• _Available data_
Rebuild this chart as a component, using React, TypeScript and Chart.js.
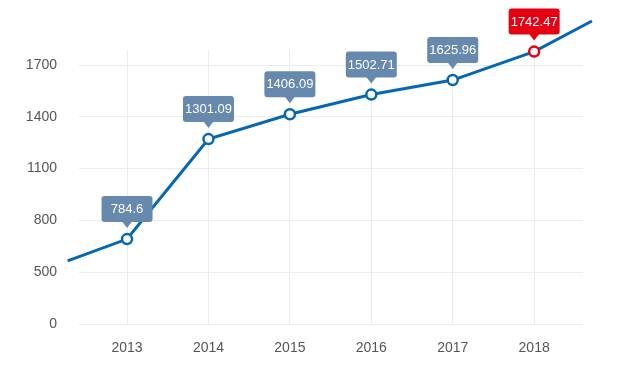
import React, { useEffect, useRef } from "react";
import { Chart, registerables } from "chart.js";

Chart.register(...registerables);

// Categories (years) and their value labels
const years = [2013, 2014, 2015, 2016, 2017, 2018];
const valueLabels = ["784.6", "1301.09", "1406.09", "1502.71", "1625.96", "1742.47"];
// Plotted level of each point, in y-axis tick-step units (axis ticks are evenly spaced)
const levels = [1.64, 3.57, 4.05, 4.43, 4.71, 5.26];
// Y-axis tick labels (one per evenly spaced step)
const yTickLabels = ["0", "500", "800", "1100", "1400", "1700"];
// Line lead-in / lead-out beyond the first and last year
const edgeYears = [2012.27, 2018.71];
const edgeLevels = [1.22, 5.85];
const highlightIndex = 5;

const LINE = "#0567b3";
const BOX = "#6689ad";
const RED = "#e60012";
const GRID = "#e9edf1";
const FONT = "'Liberation Sans', Arial, sans-serif";

const labelPlugin = {
  id: "valueBoxes",
  afterDatasetsDraw(chart: any) {
    const meta = chart.getDatasetMeta(0);
    const ctx = chart.ctx;
    ctx.save();
    valueLabels.forEach((txt, i) => {
      const el = meta.data[i + 1];
      if (!el) return;
      const x = el.x;
      const y = el.y;
      const w = 51;
      const h = 26;
      const bottom = y - 17;
      const top = bottom - h;
      const color = i === highlightIndex ? RED : BOX;
      ctx.fillStyle = color;
      ctx.beginPath();
      (ctx as any).roundRect(x - w / 2, top, w, h, 3);
      ctx.fill();
      ctx.beginPath();
      ctx.moveTo(x - 5, bottom - 0.5);
      ctx.lineTo(x + 5, bottom - 0.5);
      ctx.lineTo(x, bottom + 6);
      ctx.closePath();
      ctx.fill();
      ctx.fillStyle = "#ffffff";
      ctx.font = `13px ${FONT}`;
      ctx.textAlign = "center";
      ctx.textBaseline = "middle";
      ctx.fillText(txt, x, top + h / 2 + 0.5);
    });
    ctx.restore();
  },
};

export default function App() {
  const ref = useRef<HTMLCanvasElement>(null);
  useEffect(() => {
    if (!ref.current) return;
    const pts = [
      { x: edgeYears[0], y: edgeLevels[0] },
      ...years.map((yr, i) => ({ x: yr, y: levels[i] })),
      { x: edgeYears[1], y: edgeLevels[1] },
    ];
    const n = pts.length;
    const radius = pts.map((_, i) => (i === 0 || i === n - 1 ? 0 : 5));
    const borderCols = pts.map((_, i) => (i - 1 === highlightIndex ? RED : LINE));
    const chart = new Chart(ref.current, {
      type: "line",
      data: {
        datasets: [
          {
            data: pts,
            borderColor: LINE,
            borderWidth: 3,
            tension: 0,
            pointRadius: radius,
            pointHoverRadius: radius,
            pointBackgroundColor: "#ffffff",
            pointBorderColor: borderCols,
            pointBorderWidth: 2.5,
            clip: false as any,
          },
        ],
      },
      options: {
        animation: false,
        responsive: false,
        events: [],
        layout: { padding: { left: 0, right: 37, top: 50, bottom: 0 } },
        plugins: { legend: { display: false }, tooltip: { enabled: false } },
        scales: {
          x: {
            type: "linear",
            min: 2012.41,
            max: 2018.6,
            afterBuildTicks: (s: any) => {
              s.ticks = years.map((v) => ({ value: v }));
            },
            afterFit: (s: any) => {
              s.height = 52;
            },
            grid: { color: GRID, drawTicks: false, lineWidth: 1 },
            border: { display: false },
            ticks: {
              padding: 16,
              color: "#555555",
              font: { size: 14, family: FONT },
              callback: (v: any) => String(v),
            },
          },
          y: {
            type: "linear",
            min: 0,
            max: 5.29,
            afterBuildTicks: (s: any) => {
              s.ticks = yTickLabels.map((_, i) => ({ value: i }));
            },
            afterFit: (s: any) => {
              s.width = 79;
            },
            grid: { color: GRID, drawTicks: false, lineWidth: 1 },
            border: { display: false },
            ticks: {
              padding: 22,
              color: "#555555",
              font: { size: 14, family: FONT },
              callback: (v: any) => yTickLabels[Math.round(v)] ?? "",
            },
          },
        },
      },
      plugins: [labelPlugin],
    });
    return () => chart.destroy();
  }, []);
  return (
    <div style={{ position: "fixed", left: 0, top: 0, width: 620, height: 376, background: "#fff" }}>
      <canvas ref={ref} width={620} height={376} style={{ width: 620, height: 376 }} />
    </div>
  );
}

• _Problem_
Each line that has the word "React" should be copied.

• _Complete output_
Rebuild this chart as a component, using React, TypeScript and Chart.js.
import React, { useEffect, useRef } from "react";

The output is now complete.